DEBORAH AMOS, host:
All this week, Democratic presidential hopeful Hillary Clinton has been focusing her campaign on women. A recent ABC News/Washington Post Poll shows 57 percent of women polled would support Clinton in the primary.
So to talk more about Hillary Clinton and her appeal to women voters, we called Gail Collins. She's a columnist for the New York Times and the author of the "America's Women: 400 Years of Dolls, Drudges, Helpmates, and Heroines."
Ms. GAIL COLLINS (Columnist, New York Times): Good morning.
AMOS: So are women supporting Hillary Clinton simply because she's a woman, or is this a more complicated question?
Ms. COLLINS: I think it's way more complicated. There's never been - I don't think we've ever seen an election in which you had women supporting a female candidate because she was a woman. The gap between women and men in voting is, as far as I can tell, mainly about the fact that women are more concerned with social safety nets. And she, like her husband, you know, there was a huge gender gap on the side of Bill Clinton for that same reason. He appeals to the kinds of issues that women really care about.
AMOS: You know, the ABC-Washington Post Poll shows 57 percent of women would support her in the primary, but that suggests that there is a number of women who don't. Is there a reason that they don't like Hillary Clinton?
Ms. COLLINS: Yeah, and partly you just strip out the woman thing. A lot of women, a lot of men, a lot of everybody are - don't like things about her, particularly the fact that she doesn't seemed to a lot of people to be genuine when she's on the stump. And it is - I've never seen a perfect poll on it, but everybody, including the Clinton campaign, I think, agrees that the Democratic women who are least enraptured by Hillary Clinton are women who are most like Hillary Clinton; that is, sort of educated women, leftist, activists, people who went Yale Law School, people like that…
AMOS: Her classmates.
Ms. COLLINS: …are her least intense sort of supporters.
AMOS: Now, is this the same Hillary Clinton then that we saw on "60 Minutes" back in 1992? Remember, she said I'm not sitting here, some little woman standing by my man like Tammy Wynett.
Ms. COLLINS: Yeah, she's exactly the same. I think the great strength, frankly, of Hillary Clinton in this campaign is that anybody who's capable of, like, being disappointed by Hillary Clinton has already been disappointed by Hillary Clinton at some point or another. They've hoped that she would do something dramatic or brave or sort of off center and she didn't, and they were disappointed. But the difference is that all the people running against her have yet to disappoint their followers in the same way.
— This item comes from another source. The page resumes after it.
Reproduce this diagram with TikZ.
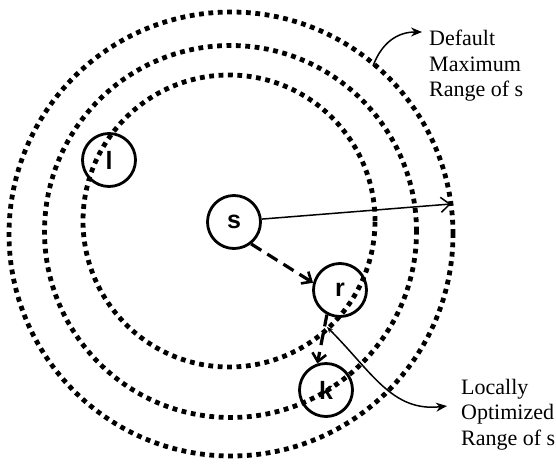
\documentclass[tikz,border=0pt]{standalone}
\usepackage{fontspec}
\setmainfont{Liberation Serif}
\newfontfamily\labelfont{Liberation Serif}
\newfontfamily\nodefont{Liberation Sans}
\usetikzlibrary{arrows.meta}
\begin{document}
\begin{tikzpicture}[x=1pt,y=-1pt,
  dotring/.style={line width=4.8pt,dash pattern=on 4.8pt off 4.6pt},
  station/.style={circle,draw,line width=2.8pt,minimum size=53pt,inner sep=0pt,font=\nodefont\bfseries\fontsize{25}{25}\selectfont},
  solidarrow/.style={line width=1.5pt,-{Straight Barb[length=9pt,width=15pt,line width=1.5pt]}},
  dasharrow/.style={line width=3.2pt,dash pattern=on 12pt off 7pt,-{Straight Barb[length=8pt,width=14pt,line width=2.6pt]}},
  callout/.style={line width=1.5pt,-{Stealth[length=11pt,width=9pt]}},
  rangelabel/.style={font=\labelfont\fontsize{22}{25.5}\selectfont,align=left,inner sep=0pt,anchor=north west}]
\useasboundingbox (0,0) rectangle (556,463);
% range circles
\draw[dotring] (231,234) circle[radius=222pt];
\draw[dotring] (230.5,231.5) circle[radius=186pt];
\draw[dotring] (229,221) circle[radius=146pt];
% nodes
\node[station] (s) at (234,222) {s};
\node[station] (l) at (109,160) {l};
\node[station] (r) at (340,290) {r};
\node[station] (k) at (326,390) {k};
% connectors
\coordinate (rangeend) at (451,204);
\draw[solidarrow] (s.6) -- (rangeend);
\draw[dasharrow] (s.308) -- (r.165);
\draw[dasharrow] (r.242) -- (k.108);
% labels
\node[rangelabel] (deflab) at (429,30) {Default\\Maximum\\Range of s};
\node[rangelabel] (loclab) at (461,379) {Locally\\Optimized\\Range of s};
\coordinate (defstart) at (373,66);
\coordinate (defend) at (422,32);
\coordinate (locstart) at (327,327);
\coordinate (locend) at (447,406);
\draw[callout] (defstart) .. controls (382,42) and (398,32) .. (defend);
\draw[callout,{Stealth[length=6pt,width=5pt]}-{Stealth[length=11pt,width=9pt]}] (locstart) .. controls (372,372) and (392,412) .. (locend);
\end{tikzpicture}
\end{document}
AMOS: Although there's some - there could be some pitfalls. For example, the events this week include talking about new proposals to help working families with paid family leave. How did she do that? Is she looked at more closely than a male candidate who might be offering the same kind of proposals?
Ms. COLLINS: I don't know, since none of the male candidates have ever bothered, as far as I can tell, to speak about the question, particularly of child care, at all, ever. But if you look at the stuff she's offering this week, I mean, there's no big huge agenda. There is no grand initiative at all.
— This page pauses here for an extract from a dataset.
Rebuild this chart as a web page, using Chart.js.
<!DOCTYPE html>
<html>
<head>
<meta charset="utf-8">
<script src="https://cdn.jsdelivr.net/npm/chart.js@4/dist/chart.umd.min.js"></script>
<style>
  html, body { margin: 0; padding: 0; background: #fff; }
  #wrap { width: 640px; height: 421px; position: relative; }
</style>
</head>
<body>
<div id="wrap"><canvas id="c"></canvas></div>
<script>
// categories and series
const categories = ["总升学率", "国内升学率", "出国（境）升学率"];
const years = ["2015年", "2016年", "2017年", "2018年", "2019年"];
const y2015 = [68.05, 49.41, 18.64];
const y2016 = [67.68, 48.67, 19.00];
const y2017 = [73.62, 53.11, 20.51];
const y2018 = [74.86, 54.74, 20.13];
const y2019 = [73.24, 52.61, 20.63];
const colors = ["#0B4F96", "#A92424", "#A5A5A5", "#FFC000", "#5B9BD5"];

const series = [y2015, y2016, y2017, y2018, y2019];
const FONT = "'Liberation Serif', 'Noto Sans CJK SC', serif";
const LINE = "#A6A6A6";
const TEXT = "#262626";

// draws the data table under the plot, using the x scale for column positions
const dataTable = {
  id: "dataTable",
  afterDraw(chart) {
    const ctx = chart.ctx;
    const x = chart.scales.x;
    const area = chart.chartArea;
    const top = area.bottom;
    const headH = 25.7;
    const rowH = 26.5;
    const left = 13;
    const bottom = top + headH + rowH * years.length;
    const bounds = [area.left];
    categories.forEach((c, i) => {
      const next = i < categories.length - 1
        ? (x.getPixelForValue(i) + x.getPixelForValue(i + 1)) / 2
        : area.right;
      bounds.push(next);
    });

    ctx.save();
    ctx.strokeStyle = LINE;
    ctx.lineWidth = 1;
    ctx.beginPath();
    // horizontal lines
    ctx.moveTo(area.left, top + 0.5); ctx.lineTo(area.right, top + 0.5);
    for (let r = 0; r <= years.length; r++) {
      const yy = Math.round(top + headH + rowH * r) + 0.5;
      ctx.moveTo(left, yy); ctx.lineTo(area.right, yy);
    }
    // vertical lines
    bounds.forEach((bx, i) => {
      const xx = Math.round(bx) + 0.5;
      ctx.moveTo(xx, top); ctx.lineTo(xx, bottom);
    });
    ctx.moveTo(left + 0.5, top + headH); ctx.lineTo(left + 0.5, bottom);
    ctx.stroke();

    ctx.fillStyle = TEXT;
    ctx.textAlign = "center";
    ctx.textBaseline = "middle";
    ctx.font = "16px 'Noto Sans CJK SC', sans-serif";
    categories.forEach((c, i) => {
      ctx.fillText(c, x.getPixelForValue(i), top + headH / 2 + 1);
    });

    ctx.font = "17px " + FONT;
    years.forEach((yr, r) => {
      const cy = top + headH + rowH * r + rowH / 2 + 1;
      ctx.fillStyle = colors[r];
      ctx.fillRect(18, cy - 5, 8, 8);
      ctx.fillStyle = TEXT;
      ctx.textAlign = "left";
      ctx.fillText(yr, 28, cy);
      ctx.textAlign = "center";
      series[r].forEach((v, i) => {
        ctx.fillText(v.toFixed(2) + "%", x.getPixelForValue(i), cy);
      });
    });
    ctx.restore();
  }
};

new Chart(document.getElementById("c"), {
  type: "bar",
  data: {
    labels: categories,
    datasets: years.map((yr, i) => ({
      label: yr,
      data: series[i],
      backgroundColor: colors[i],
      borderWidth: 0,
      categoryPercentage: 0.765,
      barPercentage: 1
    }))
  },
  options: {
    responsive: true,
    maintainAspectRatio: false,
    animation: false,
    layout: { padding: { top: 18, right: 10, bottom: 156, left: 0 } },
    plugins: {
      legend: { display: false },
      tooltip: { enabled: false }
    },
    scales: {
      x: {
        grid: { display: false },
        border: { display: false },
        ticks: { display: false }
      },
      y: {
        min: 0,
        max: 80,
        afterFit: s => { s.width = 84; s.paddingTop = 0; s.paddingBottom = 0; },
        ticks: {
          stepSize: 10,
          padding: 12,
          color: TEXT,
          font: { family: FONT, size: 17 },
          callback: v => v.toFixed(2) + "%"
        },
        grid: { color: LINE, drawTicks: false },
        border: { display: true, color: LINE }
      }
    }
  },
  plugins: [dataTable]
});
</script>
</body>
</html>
AMOS: Do you think that she could be a serious contender for the White House if she hadn't been the first lady?
Ms. COLLINS: I think that it probably was almost inevitable that the first woman who would introduce herself to the country as a real potential president would do it with the help of some male president or possible president or somebody else that the country knew very well coming in ahead of her. And it's not - to be fair, also to her - this is not the first time recently we've seen this kind of phenomenon.
I remember eight years ago, or seven years ago going around when George Bush was running for president and asking Republicans at various gatherings, you know, why do you think this guy would be a good president? And they would almost invariably say, well, if there's a problem, his mom and dad can help him out. It was a comfort level that you had. And I think there's quite a bit of that going on here too.
AMOS: Gail Collins is a columnist for the New York Times.